"""

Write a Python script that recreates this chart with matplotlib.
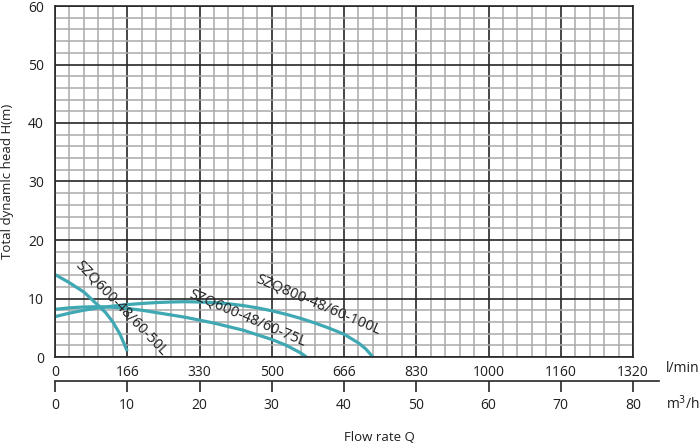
import matplotlib
matplotlib.use('Agg')
import matplotlib.pyplot as plt
import numpy as np

plt.rcParams['font.family'] = ['Open Sans', 'DejaVu Sans']

# flow in m3/h, head in m
q_50l = [0, 2, 4, 6, 7, 8, 9, 10]
h_50l = [14.1, 12.7, 11.1, 8.8, 7.6, 6.0, 3.9, 1.0]

q_75l = [0, 2, 4, 6, 8, 10, 12, 14, 16, 18, 20, 22, 24, 26, 28, 30, 32, 34, 34.8]
h_75l = [8.15, 8.4, 8.55, 8.6, 8.5, 8.3, 8.0, 7.6, 7.2, 6.8, 6.3, 5.8, 5.2, 4.6, 3.8, 3.0, 2.0, 0.7, 0.0]

q_100l = [0, 2, 4, 6, 8, 10, 12, 14, 16, 18, 20, 22, 24, 26, 28, 30, 32, 34, 36, 38, 40, 42, 43, 44]
h_100l = [6.9, 7.5, 8.0, 8.4, 8.7, 8.95, 9.15, 9.3, 9.4, 9.45, 9.4, 9.3, 9.1, 8.8, 8.4, 7.9, 7.3, 6.6, 5.8, 4.9, 3.9, 2.4, 1.4, 0.0]

m3h_ticks = [0, 10, 20, 30, 40, 50, 60, 70, 80]
lmin_labels = ['0', '166', '330', '500', '666', '830', '1000', '1160', '1320']
head_ticks = [0, 10, 20, 30, 40, 50, 60]

curve_color = '#3fa8b3'
text_color = '#1e1e1e'

fig = plt.figure(figsize=(7, 4.44), dpi=100)
ax = fig.add_axes([55 / 700, 1 - 357 / 444, 578 / 700, 351 / 444])

ax.set_xlim(0, 80)
ax.set_ylim(0, 60)
ax.set_xticks(m3h_ticks)
ax.set_xticklabels(lmin_labels)
ax.set_xticks(np.arange(0, 81, 2), minor=True)
ax.set_yticks(head_ticks)
ax.set_yticks(np.arange(0, 61, 2), minor=True)
ax.grid(which='minor', color='#aaaaaa', linewidth=1.1)
ax.grid(which='major', color='#262626', linewidth=1.2)
ax.set_axisbelow(True)
ax.tick_params(which='both', length=0)
ax.tick_params(axis='x', pad=6, labelsize=10, colors=text_color)
ax.tick_params(axis='y', pad=8, labelsize=10, colors=text_color)
for s in ax.spines.values():
    s.set_color('#262626')
    s.set_linewidth(1.2)

ax.plot(q_50l, h_50l, color=curve_color, lw=2.3, solid_capstyle='butt', clip_on=False)
ax.plot(q_75l, h_75l, color=curve_color, lw=2.3, solid_capstyle='butt', clip_on=False)
ax.plot(q_100l, h_100l, color=curve_color, lw=2.3, solid_capstyle='butt', clip_on=False)

ax.text(9.2, 8.3, 'SZQ600-48/60-50L', rotation=-46, ha='center', va='center',
        fontsize=10.5, color=text_color, rotation_mode='anchor')
ax.text(26.6, 6.7, 'SZQ600-48/60-75L', rotation=-23, ha='center', va='center',
        fontsize=10.5, color=text_color, rotation_mode='anchor')
ax.text(36.5, 9.0, 'SZQ800-48/60-100L', rotation=-23, ha='center', va='center',
        fontsize=10.5, color=text_color, rotation_mode='anchor')

ax.set_ylabel('Total dynamlc head H(m)', fontsize=9.5, color=text_color, labelpad=10)

# second flow axis in m3/h below the plot
ax2 = fig.add_axes([55 / 700, 1 - 381 / 444, 604 / 700, 0.0001])
ax2.set_xlim(0, 80 * 604 / 578)
ax2.set_ylim(0, 1)
ax2.set_xticks(m3h_ticks)
ax2.set_yticks([])
for name in ['top', 'left', 'right']:
    ax2.spines[name].set_visible(False)
ax2.spines['bottom'].set_color('#262626')
ax2.spines['bottom'].set_linewidth(1.2)
ax2.tick_params(axis='x', direction='out', length=8, width=1.2, color='#262626',
                pad=4, labelsize=10, labelcolor=text_color)

fig.text(666 / 700, 1 - 369 / 444, 'l/min', fontsize=10, color=text_color, va='center')
fig.text(666 / 700, 1 - 404 / 444, 'm$^3$/h', fontsize=10, color=text_color, va='center')
fig.text(379 / 700, 1 - 437 / 444, 'Flow rate Q', fontsize=9.5, color=text_color,
         ha='center', va='center')

fig.savefig('out.png', dpi=100)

"""

EXERCISE> Reproduce the data above word for word from its first line through the line that holds "h_50l = [14.1, 12.7, 11.1, 8.8, 7.6, 6.0, 3.9, 1.0]", both ends included; skip pictures.

SOLUTION TO THIS EXERCISE>
Write a Python script that recreates this chart with matplotlib.
import matplotlib
matplotlib.use('Agg')
import matplotlib.pyplot as plt
import numpy as np

plt.rcParams['font.family'] = ['Open Sans', 'DejaVu Sans']

# flow in m3/h, head in m
q_50l = [0, 2, 4, 6, 7, 8, 9, 10]
h_50l = [14.1, 12.7, 11.1, 8.8, 7.6, 6.0, 3.9, 1.0]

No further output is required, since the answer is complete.